Всю неделю они готовились к маминому возвращению. Гортензия и Жозефина убирались в доме, отмыв его так, что все сверкало — ни одного микроба не осталось. Эсперанса постирала все одеяла и выбила подушки. Хуан и Альфонсо поставили в тень дерева стул, положив на него подушки, и придвинули к нему несколько ящиков, чтобы мама смогла полежать на воздухе, когда наступят жаркие дни и в доме будет душно.

В субботу, как только мама с помощью Эсперансы вышла из машины, ей захотелось взглянуть на папины розы. Она заплакала, когда увидела, что те уже расцвели. Весь день приходили гости, но Гортензия позволяла им посидеть не больше нескольких минут, а потом прогоняла — она боялась, что мама быстро устанет.

Той ночью Исабель показала маме куклу и как она о ней заботится, а мама сказала, что кукла и Исабель словно созданы друг для друга. Когда настало время ложиться спать, Эсперанса осторожно легла рядом с мамой. Ей не хотелось ее тревожить, но мама придвинулась ближе и крепко ее обняла.

— Мама, Мигель уехал, — прошептала она.

— Я знаю, доченька. Мне сказала Гортензия.

— Но в этом моя вина. Я разозлилась и сказала ему, что он как был крестьянином, так им и остался. И он уехал.

— Это не может быть только твоей виной. Я уверена, что ты этого не хотела. Он скоро вернется. Он не сможет так долго быть вдали от семьи.

Они лежали в тишине.

— Мама, мы почти год не видели Абуэлиту, — сказала Эсперанса.
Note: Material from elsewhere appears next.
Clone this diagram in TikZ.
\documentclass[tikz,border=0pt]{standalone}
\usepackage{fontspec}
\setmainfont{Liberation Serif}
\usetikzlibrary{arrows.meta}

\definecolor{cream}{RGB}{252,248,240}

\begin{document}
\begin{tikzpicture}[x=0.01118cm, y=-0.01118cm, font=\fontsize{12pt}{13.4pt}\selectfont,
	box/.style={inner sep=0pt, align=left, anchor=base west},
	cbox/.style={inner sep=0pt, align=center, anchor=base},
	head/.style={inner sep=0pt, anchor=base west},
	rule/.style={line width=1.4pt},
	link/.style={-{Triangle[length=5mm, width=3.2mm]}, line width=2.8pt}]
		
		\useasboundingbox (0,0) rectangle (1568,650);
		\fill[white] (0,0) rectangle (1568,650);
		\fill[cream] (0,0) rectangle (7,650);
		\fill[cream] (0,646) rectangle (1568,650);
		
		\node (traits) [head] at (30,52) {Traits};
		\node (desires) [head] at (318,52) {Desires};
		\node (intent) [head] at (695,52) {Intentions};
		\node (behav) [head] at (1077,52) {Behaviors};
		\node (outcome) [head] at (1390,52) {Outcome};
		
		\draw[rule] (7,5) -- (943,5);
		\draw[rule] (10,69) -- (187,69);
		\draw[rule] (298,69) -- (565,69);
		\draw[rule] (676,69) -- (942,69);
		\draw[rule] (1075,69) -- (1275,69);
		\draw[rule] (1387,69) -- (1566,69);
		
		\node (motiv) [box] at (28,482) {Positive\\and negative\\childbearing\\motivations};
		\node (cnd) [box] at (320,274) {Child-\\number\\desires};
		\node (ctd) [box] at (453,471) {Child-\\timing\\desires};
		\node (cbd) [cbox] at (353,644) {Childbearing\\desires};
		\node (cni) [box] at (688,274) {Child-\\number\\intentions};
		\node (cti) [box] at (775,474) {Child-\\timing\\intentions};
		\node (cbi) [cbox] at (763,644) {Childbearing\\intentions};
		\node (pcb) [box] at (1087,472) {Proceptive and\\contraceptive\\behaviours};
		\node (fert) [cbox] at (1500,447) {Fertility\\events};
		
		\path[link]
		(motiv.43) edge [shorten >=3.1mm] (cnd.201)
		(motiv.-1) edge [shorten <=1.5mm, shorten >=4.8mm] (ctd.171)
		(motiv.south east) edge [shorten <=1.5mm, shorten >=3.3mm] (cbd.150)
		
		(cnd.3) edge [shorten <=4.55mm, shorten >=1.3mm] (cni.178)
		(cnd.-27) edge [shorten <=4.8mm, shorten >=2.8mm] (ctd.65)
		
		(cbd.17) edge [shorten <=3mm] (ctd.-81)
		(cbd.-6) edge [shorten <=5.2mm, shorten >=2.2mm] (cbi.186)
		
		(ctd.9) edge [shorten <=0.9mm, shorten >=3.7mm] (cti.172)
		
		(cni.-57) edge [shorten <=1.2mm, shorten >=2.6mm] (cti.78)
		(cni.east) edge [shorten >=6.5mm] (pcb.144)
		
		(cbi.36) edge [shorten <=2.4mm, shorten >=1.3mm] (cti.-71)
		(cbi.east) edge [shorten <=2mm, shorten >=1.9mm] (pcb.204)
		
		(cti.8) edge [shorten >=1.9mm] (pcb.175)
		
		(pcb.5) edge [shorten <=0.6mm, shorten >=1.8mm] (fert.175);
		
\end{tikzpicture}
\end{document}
— Знаю, — тихо сказала мама. — Пока у нас нет такой возможности.

— Но я накопила денег. Мы можем ее привезти. Хочешь узнать сколько?

Не успела мама ответить, как Эсперанса включила свет и проверила, не разбудила ли она Исабель. Потом она на цыпочках подошла к шкафу и достала чемодан. Эсперанса улыбнулась маме, зная, как та обрадуется и будет гордиться этими почтовыми переводами. Она открыла чемодан и застыла, не в силах поверить своим глазам. Она перевернула чемодан и хорошенько его потрясла.

Он был пуст. Бланки почтовых переводов исчезли.